As we review this rich field of the flowers, and of the gold, of holiness, this now completed paragraph of epigrammatic precepts, some leading and pervading principles emerge. We see first that the sanctity of the Gospel is no hushed and cloistered "indifferentism." It is a thing intended for the open field of human life; to be lived out "before the sons of men." A strong positive element is in it. The saint is to "abominate the evil"; not only to deprecate it, and deplore. He is to be energetically "in earnest." He is to "glow" with the Spirit, and to "rejoice" in the hope of glory. He is to take practical, provident pains to live not only aright, but manifestly aright, in ways which "all men" can recognize. Again, his life is to be essentially social. He is contemplated as one who meets other lives at every turn, and he is never to forget or neglect his relation to them. Particularly in the Christian Society, he is to cherish the "family affection" of the Gospel; to defer to fellow Christians in a generous humility; to share his means with the poor among them; to welcome the strangers of them to his house. He is to think it a sacred duty to enter into the joys and the sorrows round him. He is to keep his sympathies open for despised people, and for little matters. Then again, and most prominently after all, he is to be ready to suffer, and to meet suffering with a spirit far greater than that of only resignation. He is to bless his persecutor; he is to serve his enemy in ways most practical and active; he is to conquer him for Christ, in the power of a divine communion.

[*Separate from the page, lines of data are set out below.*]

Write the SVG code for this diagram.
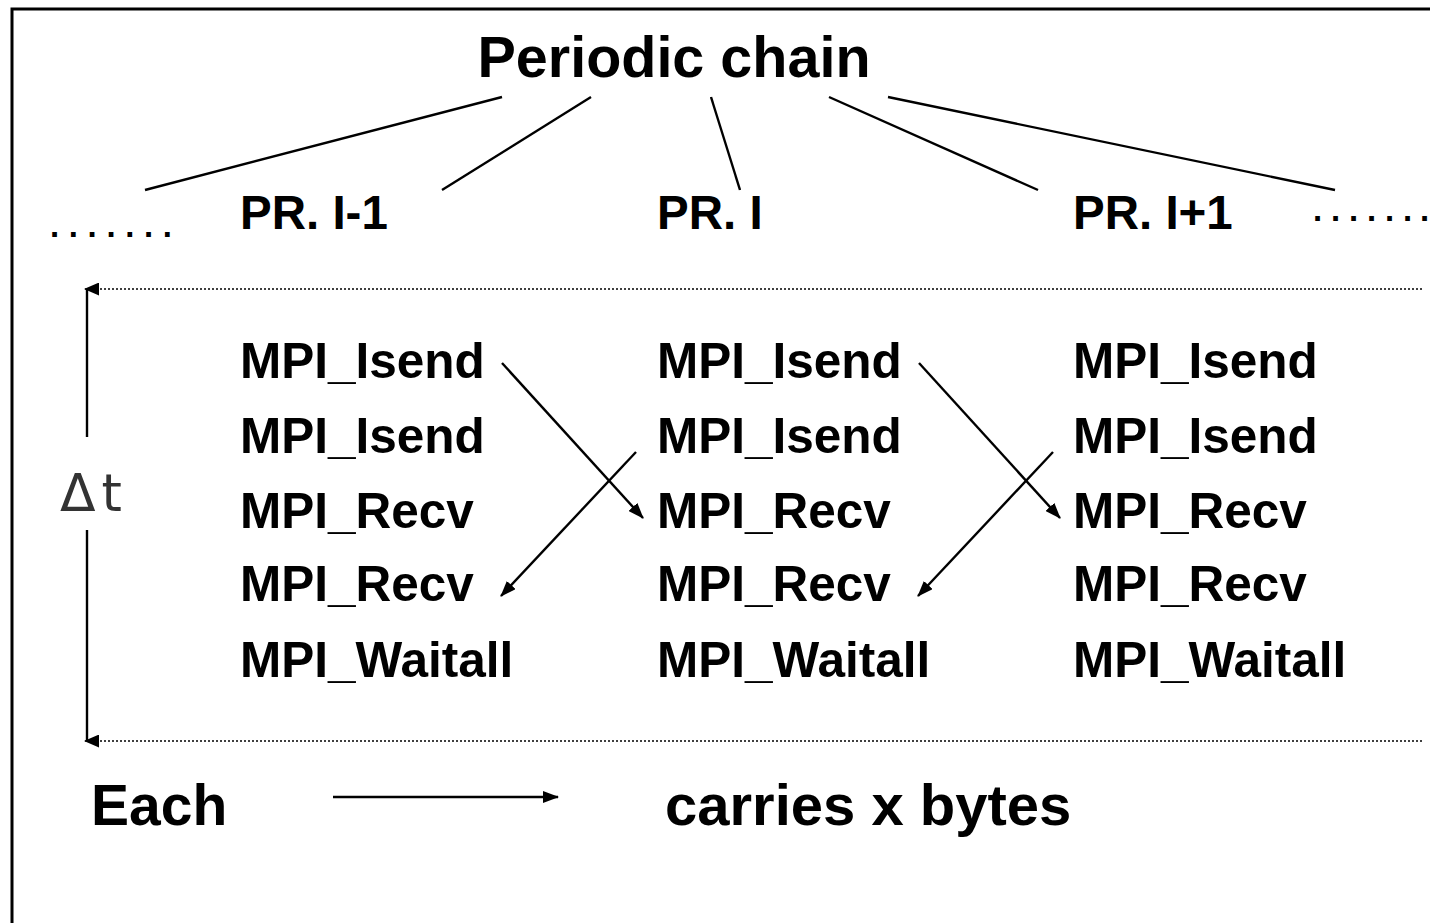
<svg xmlns="http://www.w3.org/2000/svg" width="1430" height="923" viewBox="0 0 1430 923">
<defs>
<style>
.t{font-family:"Liberation Sans",Arial,sans-serif;font-weight:bold;fill:#000}
.mpi{font-size:49.5px}
.pr{font-size:47.5px}
.dots{font-family:"Liberation Sans",Arial,sans-serif;font-weight:bold;font-size:33px}
.ln{stroke:#000;stroke-width:2.4;fill:none}
.dot{stroke:#000;stroke-width:1.6;stroke-dasharray:2 2;fill:none}
</style>
<marker id="ah" viewBox="0 0 16 12" refX="15" refY="6" markerWidth="16" markerHeight="12" markerUnits="userSpaceOnUse" orient="auto">
<path d="M0,0 L16,6 L0,12 Z" fill="#000"/>
</marker>
<marker id="ahl" viewBox="0 0 15 13" refX="14" refY="6.5" markerWidth="15" markerHeight="13" markerUnits="userSpaceOnUse" orient="auto">
<path d="M0,0 L15,6.5 L0,13 Z" fill="#000"/>
</marker>
</defs>
<rect width="1430" height="923" fill="#fff"/>
<g id="frame">
<path d="M12,923 L12,9 L1430,9" stroke="#000" stroke-width="3" fill="none"/>
</g>
<g id="title"><text class="t" x="674" y="77" font-size="57.5" text-anchor="middle">Periodic chain</text></g>
<g id="pr-left"><text class="t pr" x="240" y="229">PR. I-1</text></g>
<g id="pr-mid"><text class="t pr" x="657" y="229">PR. I</text></g>
<g id="pr-right"><text class="t pr" x="1073" y="229">PR. I+1</text></g>
<g id="dots-left"><text class="dots" x="50 68.8 87.6 106.4 125.2 144 162.8" y="237">.......</text></g>
<g id="dots-right"><text class="dots" x="1313 1331 1349 1367 1385 1403 1420" y="221">.......</text></g>
<g id="col-left" class="t mpi">
<text x="240" y="378">MPI_Isend</text>
<text x="240" y="453">MPI_Isend</text>
<text x="240" y="528">MPI_Recv</text>
<text x="240" y="601">MPI_Recv</text>
<text x="240" y="677">MPI_Waitall</text>
</g>
<g id="col-mid" class="t mpi">
<text x="657" y="378">MPI_Isend</text>
<text x="657" y="453">MPI_Isend</text>
<text x="657" y="528">MPI_Recv</text>
<text x="657" y="601">MPI_Recv</text>
<text x="657" y="677">MPI_Waitall</text>
</g>
<g id="col-right" class="t mpi">
<text x="1073" y="378">MPI_Isend</text>
<text x="1073" y="453">MPI_Isend</text>
<text x="1073" y="528">MPI_Recv</text>
<text x="1073" y="601">MPI_Recv</text>
<text x="1073" y="677">MPI_Waitall</text>
</g>
<g id="delta-t"><text x="60" y="511" font-family="'DejaVu Sans',sans-serif" font-size="52" letter-spacing="6" fill="#333">Δt</text></g>
<g id="each"><text class="t" x="91" y="825" font-size="57">Each</text></g>
<g id="carries"><text class="t" x="665" y="825" font-size="58">carries x bytes</text></g>
<g id="connectors">
<line class="ln" x1="502" y1="97" x2="145" y2="190"/>
<line class="ln" x1="591" y1="97" x2="442" y2="190"/>
<line class="ln" x1="711" y1="97" x2="740" y2="190"/>
<line class="ln" x1="829" y1="97" x2="1038" y2="190"/>
<line class="ln" x1="888" y1="97" x2="1335" y2="190"/>
<line class="ln" x1="502" y1="363" x2="643" y2="518" marker-end="url(#ah)"/>
<line class="ln" x1="636" y1="452" x2="501" y2="596" marker-end="url(#ah)"/>
<line class="ln" x1="919" y1="363" x2="1060" y2="518" marker-end="url(#ah)"/>
<line class="ln" x1="1053" y1="452" x2="918" y2="596" marker-end="url(#ah)"/>
<line class="dot" x1="1422" y1="289" x2="85" y2="289" marker-end="url(#ahl)"/>
<line class="dot" x1="1422" y1="741" x2="85" y2="741" marker-end="url(#ahl)"/>
<line class="ln" x1="87" y1="289" x2="87" y2="437"/>
<line class="ln" x1="87" y1="530" x2="87" y2="741"/>
<line class="ln" x1="333" y1="797" x2="558" y2="797" marker-end="url(#ah)"/>
</g>
</svg>
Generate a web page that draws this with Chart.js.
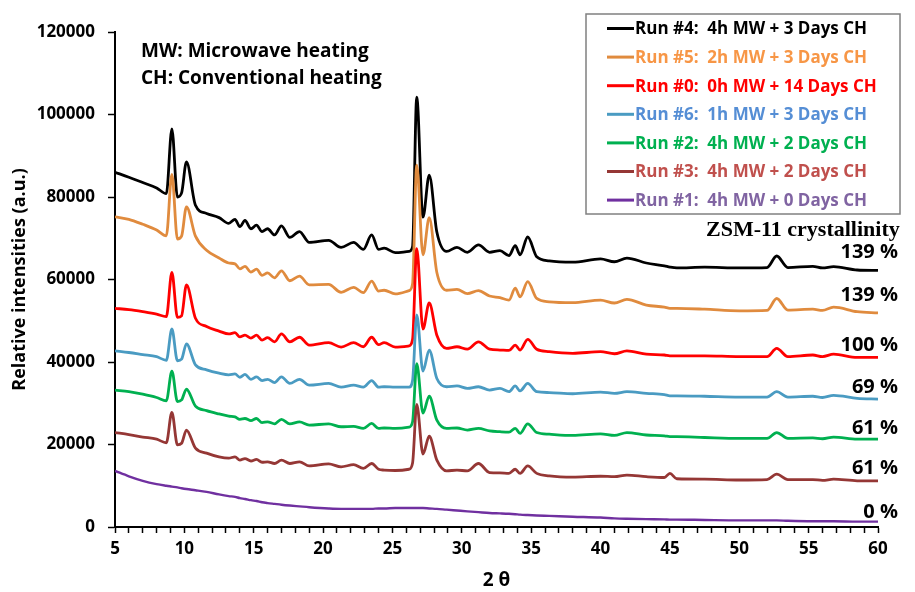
<!DOCTYPE html>
<html><head><meta charset="utf-8">
<script src="https://cdn.jsdelivr.net/npm/chart.js@4.4.1/dist/chart.umd.min.js"></script>
<style>html,body{margin:0;padding:0;background:#fff;}canvas{display:block;}</style>
</head><body>
<canvas id="c" width="915" height="592"></canvas>
<script>
// 2θ sampling positions (degrees)
const twoTheta = [5, 6, 7, 8, 8.7, 9.1, 9.5, 9.8, 10.15, 10.8, 11.6, 12.5, 13.2, 13.65, 14.0, 14.37, 14.8, 15.2, 15.6, 16.0, 16.5, 17.0, 17.6, 18.3, 19.0, 20.4, 21.3, 22.2, 22.9, 23.5, 24.0, 24.4, 25.2, 26.2, 26.45, 26.75, 27.2, 27.65, 28.2, 28.9, 29.65, 30.4, 31.2, 32.0, 32.75, 33.4, 33.85, 34.2, 34.75, 35.4, 36.3, 38.0, 40.0, 41.0, 41.9, 43.3, 44.6, 45.0, 45.5, 47.5, 50.0, 52.0, 52.7, 53.5, 55.3, 56.0, 56.8, 58.5, 60];

const run4 = [86000, 84800, 83500, 82200, 80800, 96500, 80000, 81000, 88500, 78000, 76000, 75000, 73600, 74600, 72800, 74300, 72300, 73200, 71600, 72300, 70800, 73000, 70200, 71600, 69000, 69500, 67800, 69000, 67300, 70800, 67300, 67600, 66500, 66800, 68000, 104200, 75100, 85300, 71500, 66800, 67800, 66600, 68400, 66600, 67000, 65800, 68200, 66000, 70300, 65500, 64500, 64200, 65000, 64300, 65200, 64000, 63300, 63000, 62800, 63000, 62800, 62900, 65700, 62900, 63200, 62800, 63100, 62300, 62200];
const run5 = [75200, 74600, 73400, 72000, 70600, 85500, 69800, 70500, 77600, 70500, 67100, 65200, 64000, 63800, 62600, 63200, 61800, 62500, 61000, 61600, 60400, 62100, 59700, 60800, 58700, 58800, 56900, 58100, 56800, 59600, 57200, 57400, 56500, 57300, 59000, 87700, 66000, 75000, 61700, 57400, 57600, 56600, 57300, 56000, 55600, 55000, 57900, 55800, 59500, 55400, 54600, 54400, 55000, 54300, 55200, 53800, 53300, 53000, 53000, 52800, 52400, 52500, 55400, 52600, 52800, 52500, 53300, 52200, 51900];
const run0 = [53000, 52700, 52200, 51600, 51000, 61700, 50800, 51200, 58700, 50600, 48600, 47500, 46800, 47100, 46100, 46500, 45800, 46500, 45300, 45900, 44900, 46800, 44900, 46000, 44100, 44700, 43600, 44700, 43700, 46000, 44200, 44700, 43600, 43900, 45500, 67500, 48000, 54300, 46500, 43300, 43700, 43100, 44900, 43100, 42900, 42800, 44100, 42900, 45500, 43100, 42500, 42100, 42500, 42000, 42700, 41900, 41700, 41500, 41500, 41500, 41300, 41300, 43300, 41300, 41700, 41300, 41900, 41100, 41100];
const run6 = [42700, 42300, 41800, 41300, 40400, 48000, 40300, 40700, 44400, 39300, 38100, 37300, 36900, 37100, 36300, 37000, 35800, 36400, 35500, 35800, 35000, 36400, 34800, 35800, 34400, 34800, 33900, 34400, 33900, 35500, 33900, 34000, 33900, 33900, 35500, 51400, 37800, 42900, 36000, 34000, 34200, 33600, 34000, 33200, 33600, 32800, 34200, 33000, 34800, 32800, 32600, 32300, 32700, 32400, 32800, 32400, 32100, 31800, 31800, 31700, 31500, 31500, 32800, 31500, 31700, 31400, 31900, 31200, 31000];
const run2 = [33200, 32800, 32200, 31400, 30600, 37800, 30400, 30800, 33400, 29300, 28200, 27400, 26900, 26700, 26100, 26300, 25800, 26300, 25300, 25500, 25000, 26100, 25000, 25500, 24700, 25000, 24300, 24400, 23900, 25100, 23900, 24000, 23900, 24200, 25500, 39600, 27600, 31700, 25900, 23900, 24000, 23500, 23900, 23300, 23100, 23000, 23900, 22700, 25000, 22900, 22500, 22200, 22600, 22200, 22900, 22300, 22100, 21900, 21900, 21700, 21500, 21500, 22900, 21500, 21600, 21400, 21800, 21300, 21300];
const run3 = [22900, 22400, 21800, 21300, 20400, 27800, 19900, 20300, 23500, 19100, 17900, 17000, 16700, 17000, 16200, 16600, 16000, 16400, 15700, 15800, 15400, 16200, 15400, 15800, 14800, 15300, 14600, 15100, 14200, 15400, 14000, 13800, 13700, 14000, 15500, 29700, 17700, 22000, 16200, 13600, 13800, 13600, 15400, 13200, 13100, 13000, 14000, 13000, 14800, 13000, 12400, 12100, 12300, 12200, 12600, 12200, 12000, 13000, 11700, 11600, 11400, 11500, 12800, 11500, 11500, 11300, 11600, 11200, 11200];
const run1 = [13600, 12300, 11200, 10400, 10000, 9800, 9600, 9400, 9200, 8900, 8500, 7900, 7500, 7300, 7000, 6800, 6500, 6300, 6000, 5800, 5600, 5400, 5200, 5000, 4800, 4500, 4400, 4400, 4400, 4400, 4500, 4500, 4600, 4600, 4600, 4600, 4600, 4500, 4400, 4200, 4000, 3800, 3600, 3400, 3300, 3200, 3100, 3000, 2900, 2800, 2700, 2500, 2300, 2100, 2000, 1900, 1850, 1800, 1800, 1700, 1600, 1600, 1600, 1500, 1400, 1400, 1400, 1300, 1300];

const seriesNames = ['Run #4:  4h MW + 3 Days CH', 'Run #5:  2h MW + 3 Days CH', 'Run #0:  0h MW + 14 Days CH', 'Run #6:  1h MW + 3 Days CH', 'Run #2:  4h MW + 2 Days CH', 'Run #3:  4h MW + 2 Days CH', 'Run #1:  4h MW + 0 Days CH'];
const seriesValues = [run4, run5, run0, run6, run2, run3, run1];
const crystallinity = ['139 %', '139 %', '100 %', '69 %', '61 %', '61 %', '0 %'];
const crystTitle = 'ZSM-11 crystallinity';
const notes = ['MW: Microwave heating', 'CH: Conventional heating'];
const xTitle = '2 θ';
const yTitle = 'Relative intensities (a.u.)';

const lineColors = ['#000000', '#E08B3E', '#FF0000', '#4A9BC2', '#00B050', '#953735', '#7030A0'];
const textColors = ['#000000', '#F79646', '#FF0000', '#558ED5', '#00B050', '#C0504D', '#8064A2'];
const pctY = [252, 295, 345, 387, 428, 468, 512];

const FONT = '"Open Sans", "Liberation Sans", sans-serif';

const datasets = seriesValues.map((arr, i) => ({
  label: seriesNames[i],
  data: twoTheta.map((x, j) => ({ x: x, y: arr[j] })),
  borderColor: lineColors[i],
  backgroundColor: lineColors[i],
  borderWidth: i === 6 ? 2.4 : 2.8,
  pointRadius: 0,
  fill: false,
  cubicInterpolationMode: 'monotone',
  order: 7 - i
}));

const overlay = {
  id: 'overlay',
  afterDraw(chart) {
    const ctx = chart.ctx;
    ctx.save();
    ctx.fillStyle = '#000';
    ctx.textAlign = 'left';
    ctx.textBaseline = 'alphabetic';
    ctx.font = 'bold 19px ' + FONT;
    notes.forEach((t, i) => ctx.fillText(t, 141, 57 + i * 26.7));
    ctx.font = 'bold 22px "Liberation Serif", serif';
    ctx.fillText(crystTitle, 706, 236);
    ctx.font = 'bold 20px ' + FONT;
    ctx.textAlign = 'right';
    ctx.textBaseline = 'middle';
    crystallinity.forEach((t, i) => ctx.fillText(t, 898, pctY[i]));
    // legend box
    const L = 586, T = 14, R = 900, B = 214;
    ctx.fillStyle = '#fff';
    ctx.fillRect(L, T, R - L, B - T);
    ctx.strokeStyle = '#808080';
    ctx.lineWidth = 1.5;
    ctx.strokeRect(L, T, R - L, B - T);
    ctx.textAlign = 'left';
    ctx.font = 'bold 17px ' + FONT;
    seriesNames.forEach((name, i) => {
      const y = 28.5 + i * 28.6;
      ctx.strokeStyle = lineColors[i];
      ctx.lineWidth = 3;
      ctx.beginPath(); ctx.moveTo(607, y); ctx.lineTo(634, y); ctx.stroke();
      ctx.fillStyle = textColors[i];
      ctx.fillText(name, 635, y + 1);
    });
    ctx.restore();
  }
};

new Chart(document.getElementById('c'), {
  type: 'line',
  data: { datasets: datasets },
  plugins: [overlay],
  options: {
    responsive: false,
    animation: false,
    devicePixelRatio: 1,
    layout: { padding: { top: 32, right: 37, left: 0, bottom: 0 } },
    plugins: { legend: { display: false }, tooltip: { enabled: false } },
    scales: {
      x: {
        type: 'linear', min: 5, max: 60,
        afterFit: s => { s.height = 65; },
        ticks: {
          stepSize: 1, autoSkip: false, maxRotation: 0, maxTicksLimit: 100, padding: 6,
          color: '#000', font: { family: FONT, size: 17, weight: 'bold' },
          callback: v => (v % 5 === 0 ? String(v) : '')
        },
        grid: { drawOnChartArea: false, drawTicks: true, tickLength: 6, tickColor: '#000', tickWidth: 1.5 },
        border: { display: true, color: '#000', width: 2 },
        title: { display: true, text: xTitle, color: '#000', font: { family: FONT, size: 19, weight: 'bold' }, padding: { top: 0, bottom: 0 } }
      },
      y: {
        min: 0, max: 120000,
        afterFit: s => { s.width = 115; },
        ticks: {
          stepSize: 20000, padding: 13, color: '#000',
          font: { family: FONT, size: 17, weight: 'bold' },
          callback: v => String(v)
        },
        grid: { drawOnChartArea: false, drawTicks: true, tickLength: 7, tickColor: '#000', tickWidth: 1.5 },
        border: { display: true, color: '#000', width: 2 },
        title: { display: true, text: yTitle, color: '#000', font: { family: FONT, size: 18, weight: 'bold' }, padding: { top: 9, bottom: 0 } }
      }
    }
  }
});
</script>
</body></html>
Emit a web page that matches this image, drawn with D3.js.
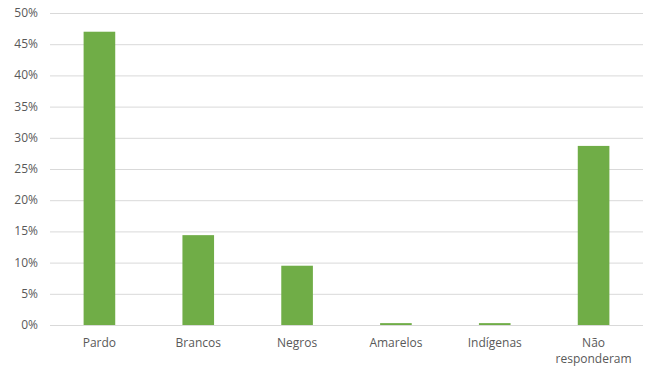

Thus, meanwhile, the life, so positive, so active in its effects, is to be essentially all the while a passive, bearing, enduring, life. Its strength is to spring not from the energies of nature, which may or may not be vigorous in the man, but from an internal surrender to the claim and government of his Lord. He has "presented himself to God" (vi. 13); he has "presented his body, a living sacrifice" (xii. 1). He has recognized, with a penitent wonder and joy, that he is but the limb of a Body, and that his Head is the Lord. His thought is now not for his personal rights, his individual exaltation, but for the glory of his Head, for the fulfilment of the thought of his Head, and for the health and wealth of the Body, as the great vehicle in the world of the gracious will of the Head.